Date: Wed Oct 18 2000 - 08:12:49 EDT

Doug Ewell wrote:
> Marco Cimarosti <> wrote:
> > Carl W. Brown:
> >> An article in the October 12, 2000 issue of Linux Weekly News
> >> <> tries to explain the benefit...
> Actually, that quote from Linux Weekly News came from me, not Carl.
> (I'm not trying to take credit for the research, just deflecting any
> criticism away from Carl.)

My mistake, sorry. And thanks to Doug for providing this info.

However, I was not criticizing that article -- nor defending GCS! --, but
rather annoying the list (once more!) about the pros and cons of CJK
characters seen as atomic units, as opposed to composed graphemes.

This topic is so boring probably because it is a chicken-egg problem: a CJK
ideograph is in fact a "character", just like any alphabetic letter is, but
it is also a "compound" that can be analyzed in smaller elements, pretty
like the jamos in a Hangul syllable, or the letters (and diacritics) in a

David Starner wrote:
> If you can decompose the CJK characters into pieces and automatically
> recompose them, what stops you from doing that for Unicode?

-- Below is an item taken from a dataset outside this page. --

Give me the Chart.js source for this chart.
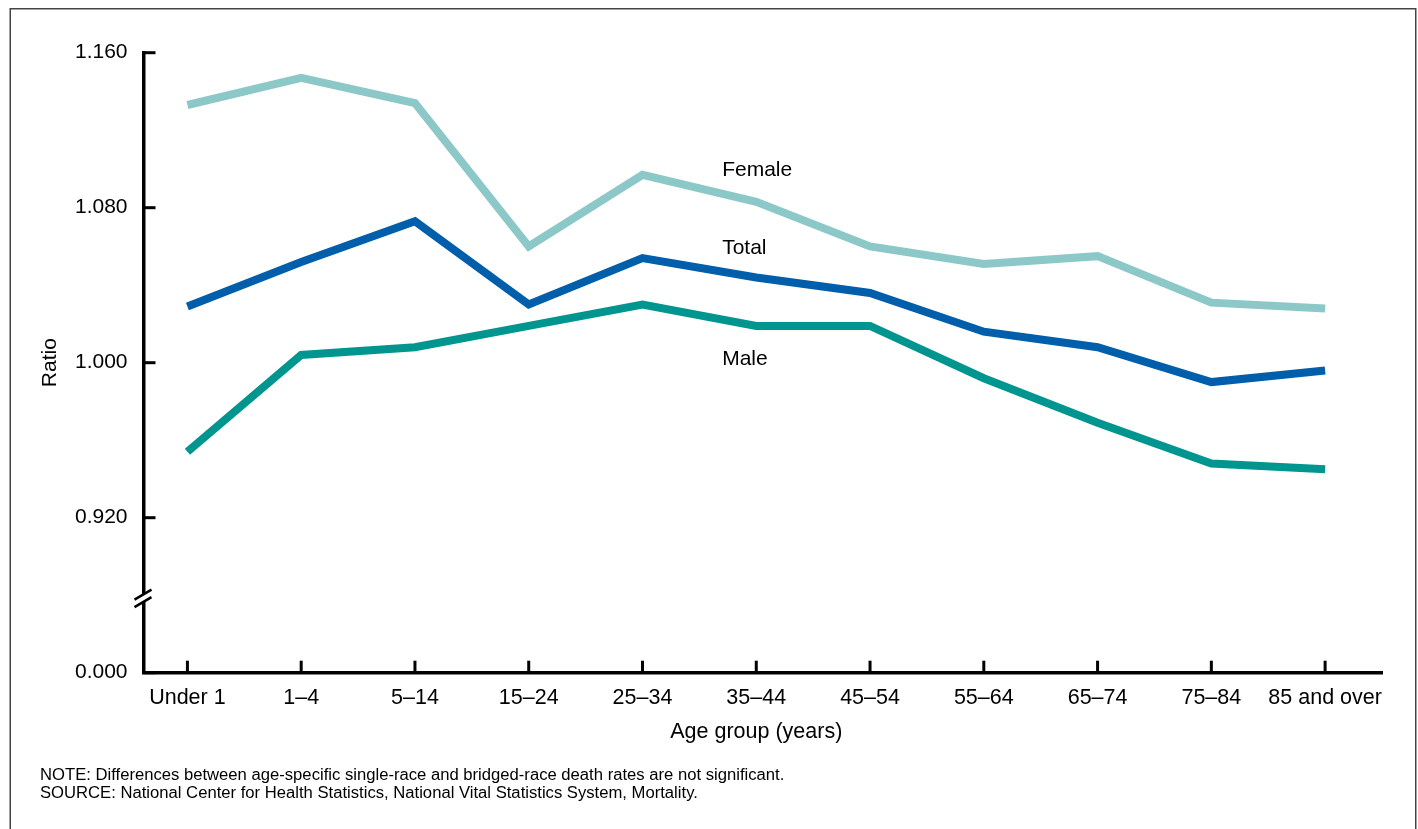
<!DOCTYPE html>
<html lang="en">
<head>
<meta charset="UTF-8">
<title>Ratio of single-race to bridged-race death rates by age group</title>
<script src="https://cdn.jsdelivr.net/npm/chart.js"></script>
<style>
    html, body {
        margin: 0;
        padding: 0;
        background: #ffffff;
    }
    #wrap {
        position: relative;
        width: 1418px;
        height: 829px;
        overflow: hidden;
    }
    #notes {
        position: absolute;
        left: 40px;
        top: 765.5px;
        font-family: "Liberation Sans", Arial, sans-serif;
        font-size: 16.65px;
        line-height: 18.6px;
        color: #000;
    }
</style>
</head>
<body>
<div id="wrap">
    <canvas id="ratioChart" width="1418" height="829"></canvas>
    <div id="notes">
        <div>NOTE: Differences between age-specific single-race and bridged-race death rates are not significant.</div>
        <div>SOURCE: National Center for Health Statistics, National Vital Statistics System, Mortality.</div>
    </div>
</div>

<script>
    // data
    const ageGroups = ['Under 1', '1\u20134', '5\u201314', '15\u201324', '25\u201334', '35\u201344',
        '45\u201354', '55\u201364', '65\u201374', '75\u201384', '85 and over'];
    const female = [1.133, 1.147, 1.134, 1.060, 1.097, 1.083, 1.060, 1.051, 1.055, 1.031, 1.028];
    const total = [1.029, 1.052, 1.073, 1.030, 1.054, 1.044, 1.036, 1.016, 1.008, 0.990, 0.996];
    const male = [0.954, 1.004, 1.008, 1.019, 1.030, 1.019, 1.019, 0.992, 0.969, 0.948, 0.945];

    // y axis is broken: the bottom tick stands for zero
    const yTickValues = [0.84, 0.92, 1.00, 1.08, 1.16];
    const yTickLabels = ['0.000', '0.920', '1.000', '1.080', '1.160'];
    const yBreakAt = 0.880;

    // series labels, placed in axis units
    const seriesLabels = [
        { text: 'Female', x: 4.70, y: 1.0964 },
        { text: 'Total', x: 4.70, y: 1.0562 },
        { text: 'Male', x: 4.70, y: 0.9990 }
    ];
    const xTitle = 'Age group (years)';

    const FONT = '"Liberation Sans", Arial, sans-serif';
    const toPoints = arr => arr.map((v, i) => ({ x: i, y: v }));

    const axisExtras = {
        id: 'axisExtras',
        beforeDraw(chart) {
            const ctx = chart.ctx;
            ctx.save();
            ctx.strokeStyle = '#444';
            ctx.lineWidth = 1.5;
            ctx.strokeRect(10.25, 8.75, 1405.5, 900);
            ctx.restore();
        },
        afterDraw(chart) {
            const ctx = chart.ctx;
            const xs = chart.scales.x;
            const ys = chart.scales.y;
            const area = chart.chartArea;
            ctx.save();
            ctx.strokeStyle = '#000';
            ctx.lineWidth = 3;
            ctx.lineCap = 'butt';

            // inward tick marks
            ys.ticks.forEach(t => {
                const py = ys.getPixelForValue(t.value);
                ctx.beginPath();
                ctx.moveTo(area.left, py);
                ctx.lineTo(area.left + 12, py);
                ctx.stroke();
            });
            xs.ticks.forEach(t => {
                const px = xs.getPixelForValue(t.value);
                ctx.beginPath();
                ctx.moveTo(px, area.bottom);
                ctx.lineTo(px, area.bottom - 12);
                ctx.stroke();
            });

            // axis break
            const by = ys.getPixelForValue(yBreakAt);
            const bx = area.left;
            ctx.fillStyle = '#fff';
            ctx.beginPath();
            ctx.moveTo(bx - 9, by + 4.5);
            ctx.lineTo(bx + 8, by - 5.5);
            ctx.lineTo(bx + 8, by + 2);
            ctx.lineTo(bx - 9, by + 12);
            ctx.closePath();
            ctx.fill();
            ctx.lineWidth = 2.5;
            ctx.beginPath();
            ctx.moveTo(bx - 9, by + 4.5);
            ctx.lineTo(bx + 8, by - 5.5);
            ctx.moveTo(bx - 9, by + 12);
            ctx.lineTo(bx + 8, by + 2);
            ctx.stroke();

            // series labels
            ctx.fillStyle = '#000';
            ctx.font = '21px ' + FONT;
            ctx.textAlign = 'left';
            ctx.textBaseline = 'alphabetic';
            seriesLabels.forEach(l => {
                ctx.fillText(l.text, xs.getPixelForValue(l.x), ys.getPixelForValue(l.y));
            });

            // x axis title, centred under the categories
            const mid = (xs.getPixelForValue(0) + xs.getPixelForValue(ageGroups.length - 1)) / 2;
            ctx.font = '21.5px ' + FONT;
            ctx.textAlign = 'center';
            ctx.fillText(xTitle, mid, area.bottom + 64.8);
            ctx.restore();
        }
    };

    new Chart(document.getElementById('ratioChart'), {
        type: 'line',
        data: {
            datasets: [
                { label: 'Female', data: toPoints(female), borderColor: '#8dc8c8' },
                { label: 'Total', data: toPoints(total), borderColor: '#005eaa' },
                { label: 'Male', data: toPoints(male), borderColor: '#00968f' }
            ]
        },
        options: {
            responsive: false,
            animation: false,
            events: [],
            datasets: {
                line: {
                    borderWidth: 8,
                    pointRadius: 0,
                    tension: 0,
                    fill: false,
                    borderJoinStyle: 'miter',
                    borderCapStyle: 'butt'
                }
            },
            layout: { padding: { left: 33, right: 36, top: 52.7, bottom: 80 } },
            plugins: {
                legend: { display: false },
                tooltip: { enabled: false }
            },
            scales: {
                x: {
                    type: 'linear',
                    min: -0.386,
                    max: 10.5,
                    afterBuildTicks: scale => { scale.ticks = ageGroups.map((_, i) => ({ value: i })); },
                    afterFit: scale => { scale.height = 76.3; },
                    grid: { drawOnChartArea: false, drawTicks: false },
                    border: { display: true, color: '#000', width: 3.5 },
                    ticks: {
                        color: '#000',
                        font: { family: FONT, size: 21.5 },
                        padding: 12,
                        maxRotation: 0,
                        autoSkip: false,
                        callback: v => ageGroups[v]
                    },
                    title: { display: false }
                },
                y: {
                    min: yTickValues[0],
                    max: yTickValues[yTickValues.length - 1],
                    afterBuildTicks: scale => { scale.ticks = yTickValues.map(v => ({ value: v })); },
                    afterFit: scale => { scale.width = 110.5; },
                    grid: { drawOnChartArea: false, drawTicks: false },
                    border: { display: true, color: '#000', width: 3.5 },
                    ticks: {
                        color: '#000',
                        font: { family: FONT, size: 21 },
                        padding: 16,
                        callback: (v, i) => yTickLabels[i]
                    },
                    title: {
                        display: true,
                        text: 'Ratio',
                        color: '#000',
                        font: { family: FONT, size: 21 },
                        padding: { top: 5, bottom: 0 }
                    }
                }
            }
        },
        plugins: [axisExtras]
    });
</script>
</body>
</html>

Yeah! Nothing can stop me! (Well, apart maybe time and budget
considerations, and the fact that I am not in the fonts business -- but
that's nobody's problem :-)

> The only problem is that you have to decompose the Unicode CJK
> characters yourself, and you still have the table look ups,
> but there's no need to carry around a huge font.

OK. But, in a hypothetical encoding by components, this look up wouldn't be
necessary at all.

And in a hypothetical "mixed" encoding (i.e., having both precomposed
ideographs and combining elements), it would only be needed for
normalization (i.e. when you want the text to be either all precomposed or
all decomposed).

> Even if you have to work with preexisting Unicode technology,
> you could still make the font using that technology instead of doing
> everything by hand.

Yes, I see your point: provided that ideographic decomposition really has
some utility, this utility is not necessarily in the encoding.

This is true, and a good point, but not necessarily a definitive argument
against the theoretical possibility of a decomposed encoding.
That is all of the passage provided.